Now I’m wondering, Is every good character a hot mess?

I can’t even answer that question today because I’m a hot mess.

My fiction is stalled. This blog post is sounding more like a drunk dial than thoughtful prose. And the only public representation of my work (until that tiny piece in Narrative–which is probably a fluke–comes out) is the horrible story that I need to pull down from my blog and re-write or just trash.

When I get depressed like this about writing, there’s one thing I do. I don’t know why exactly, and I’d love to hear if anyone else does this.

I go to Amazon or Goodreads and look up my favorite books. Then I read all the one- and two-star reviews for those books.

It always cheers me up.

9 thoughts on “What I do when I’m depressed about writing

  1. My husband and I call this “getting in a whirlwind.” We’re both writers (him paid, me not paid), and we have days when we panic and think we suck and need to find a new life goal. These whirlwinds don’t usually last more than a few days, and when we’re in them we’re totally irrational.

    I like your idea about reading bad reviews of your favorite books. What I do is read bad reviews of books I hate. Then I feel validated. It’s very petty.

    Hope you get out of your whirlwind soon!

    • Love the term “getting in a whirlwind.” Thanks for the shared angst, Aubrey. I hate getting totally irrational, but I do it all the time in spite of myself. Or maybe sometimes TO spite myself. Writing’s ridiculously hard and head-trippy and exposing, as I’m sure you experience, too.

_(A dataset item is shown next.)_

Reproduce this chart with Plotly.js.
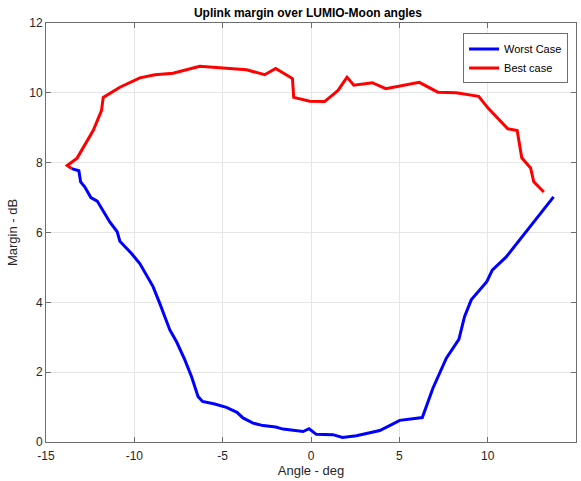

      I tend to read good reviews of the books I hate because it’s like knowing that imperfect people can find love, too. If bad writing finds audiences then maybe my writing, even if it’s flawed, could work for some readers. That’s strangely consoling.

      The funk is already starting to fade. Thanks for the encouragement.

  2. Don’t you dare trash the story. Take it down, if you want, but finish it. I have been waiting to read more. Sure, it needs some work, but it struck a chord in me — some primal fear of my own. That, one day, while just taking a breather to get my sanity back, I will not be diligent enough in my supervision and something will happen to my children. Isn’t that what good stories do? Connect with the reader on some deep emotional level? Keep trying and don’t give up. You are brilliant, in more ways than one! And, if the writing doesn’t work out, you can always have your boring government job back!

    • Oh, Amy! You’re awesome. I laughed so hard when I read your comment about coming back to government if writing doesn’t work out. You’re funny and sweet and so smart. I miss you. And I’m grateful to you for pointing out one of the few things worth salvaging in the story. I share the fear that my own needs as a human being–the need to take a break or sleep or shower–could put my child at risk. It’s this tortured mix of human fragility, guilt, need, love, fear…the burden and pleasure of mothering. Awesomeness. I so appreciate you reminding me why I could possibly care about those characters. Thank you, Amy!!!

  3. That’s hilarious and it’s not a bad idea. The good thing about blog posts is that they’re easy to delete. And the other good thing about blogging is that we can post bad/weird stuff and it doesn’t really matter. It’s not like anything really happens except we feel embarrassed. And I’m not saying your last post was bad/weird, weird yes, but not bad. A part of our journey’s as writer’s is moving through these growing pains, whether they’re in our heads or on the internet forever. It’s ok if your fiction has stalled. I think that’s a part of the process too. Just keeping showing up to the desk. Fiction doesn’t like to stay stalled forever. For a long long time maybe, but not forever.

    • Thanks, Ross. Yeah, I guess feeling embarrassed isn’t the worst thing ever. I like your concept of the “growing pains” of a writer. Mine feel more like really bad menstrual cramps, but the point is the same: sometimes learning hurts. I’m tempted to leave the “hot mess” posts up to remind me that even when I screw up, I don’t need to go into hiding or self-loathing mode. I can just write something new. Maybe I won’t write something new today, or tomorrow, but I will eventually. And statistically speaking, the more we write, the greater the chance that we’ll write something worth reading.

    • Thank you! I really appreciate your comment. For some of us (me!), it’s hard enough to accept our own imperfections. Purposefully giving characters flaws and throwing them into impossible situations feels cruel. But it’s what we have to do. And it’s more authentic to the human experience.